Multiple brainstorming sessions were organized to map data flow from well-testing to production optimization to offshore operations. The process map highlighted that scheduled activities, operational requirement and communication issues often resulted in well configuration different than IPSM suggested configuration. The LEAN approach helped in identifying system wastes, viz. absence of real-time feedback to operators, different tools/software used by different team, reaction time to new testing data, misunderstanding of well OEs etc. which were resulting in lower condensate production.
A fit-for-purpose Real Time Optimization (RTO) tool was developed which used pressure and flow data from wellhead sensors and from real-time production estimation tool (viz. Production Universe) to generate best configuration of wells for maximising revenue. The optimum configuration accounted for well and facilities OE ensuring better process safety compliance. The tool output could be compared against real-time measures (e.g. Tubing head pressures) and providing continuous feedback to operators.

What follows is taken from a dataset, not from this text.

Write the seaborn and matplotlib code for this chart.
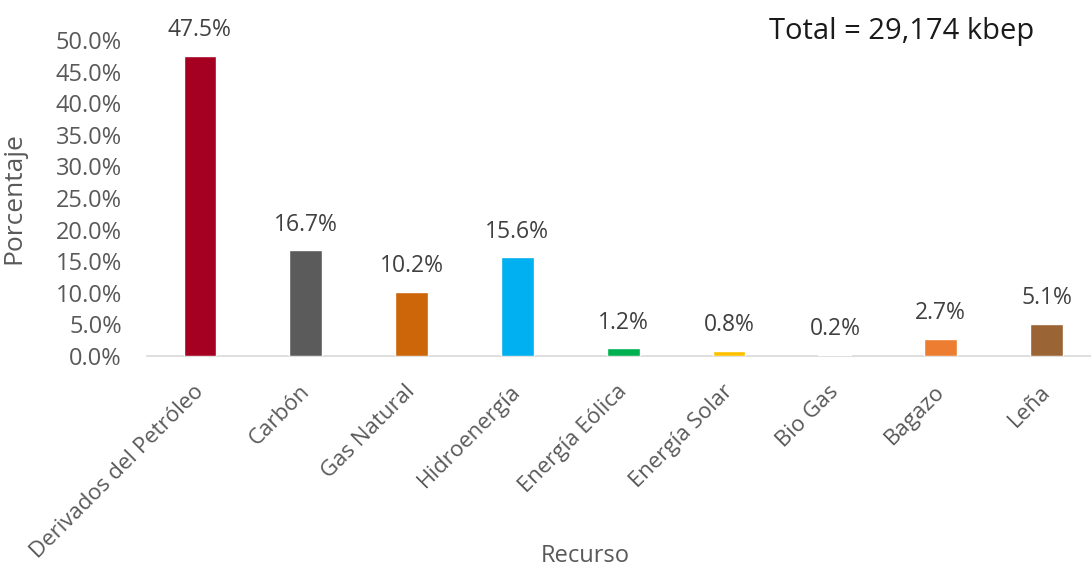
import matplotlib
matplotlib.use("Agg")
import matplotlib.pyplot as plt
import matplotlib.transforms as mtransforms
import seaborn as sns
import pandas as pd
from matplotlib.ticker import PercentFormatter

recursos = ["Derivados del Petróleo", "Carbón", "Gas Natural", "Hidroenergía",
            "Energía Eólica", "Energía Solar", "Bio Gas", "Bagazo", "Leña"]
porcentaje = [47.5, 16.7, 10.2, 15.6, 1.2, 0.8, 0.2, 2.7, 5.1]
colores = ["#A50021", "#5B5B5B", "#CC6608", "#00B0F0", "#00B050",
           "#FFC000", "#A9A9C4", "#ED7D31", "#9A6434"]

df = pd.DataFrame({"Recurso": recursos, "Porcentaje": porcentaje})

sns.set_style("white")
plt.rcParams["font.family"] = ["Open Sans", "DejaVu Sans"]
gris = "#595959"

fig = plt.figure(figsize=(10.91, 5.81), dpi=100)
ax = fig.add_axes([147 / 1091, 1 - 356 / 581, (1091 - 147) / 1091, (356 - 40) / 581])

sns.barplot(data=df, x="Recurso", y="Porcentaje", hue="Recurso", palette=colores,
            legend=False, width=0.31, ax=ax, saturation=1, zorder=3)

for i, v in enumerate(porcentaje):
    ax.annotate(f"{v:.1f}%", (i, v), xytext=(0, 10), textcoords="offset points",
                ha="center", va="bottom", fontsize=16.5, color="#404040",
                annotation_clip=False)

ax.set_ylim(0, 50)
ax.set_xlim(-0.5, 8.42)
ax.set_yticks(range(0, 51, 5))
ax.yaxis.set_major_formatter(PercentFormatter(decimals=1))
ax.tick_params(axis="y", labelsize=17, labelcolor=gris, length=0, pad=18)
ax.tick_params(axis="x", labelsize=16, labelcolor=gris, length=0, pad=18)
plt.setp(ax.get_xticklabels(), rotation=45, ha="right", rotation_mode="anchor")

# desplazar un poco las etiquetas a la izquierda
shift = mtransforms.ScaledTranslation(-7 / 100, 0, fig.dpi_scale_trans)
for lbl in ax.get_xticklabels():
    lbl.set_transform(lbl.get_transform() + shift)

for s in ["top", "right", "left"]:
    ax.spines[s].set_visible(False)
ax.spines["bottom"].set_color("#D9D9D9")
ax.spines["bottom"].set_linewidth(1.2)

ax.set_ylabel("Porcentaje", fontsize=19, color=gris)
ax.set_xlabel("Recurso", fontsize=17, color=gris)
ax.yaxis.set_label_coords(-0.128, 0.5)
ax.xaxis.set_label_coords(0.464, -0.595)

fig.text(902 / 1091, 1 - 32 / 581, "Total = 29,174 kbep", ha="center", va="center",
         fontsize=21, color="#1a1a1a")

plt.savefig("out.png", dpi=100)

The RTO tool was implemented in Q2 2016 with full support of asset leadership. Multiple offshore trips were made to explain the tool to frontline operation staff, operation supervisors and production leads. The project helped in increasing condensate production by over 20% and created a reliable and sustainable process for continuous optimization directly by operations staff. It also ensured that wells always produced within OEs thereby increasing process safety compliance. Operating the wells and chokes optimally also led to cost savings from reduced choke replacements and lower production deferment. The tool served as a common reference for all teams thus eliminating communication waste.
The use of real-time sensors and Production Universe and RTO can help in reducing reaction time to system changes and help in maximising revenue. A sustained and integrated effort is needed to drive the process in the organisation and achieve production gain. The LEAN process can be useful to in root cause identification of problems and for drafting mitigation measures.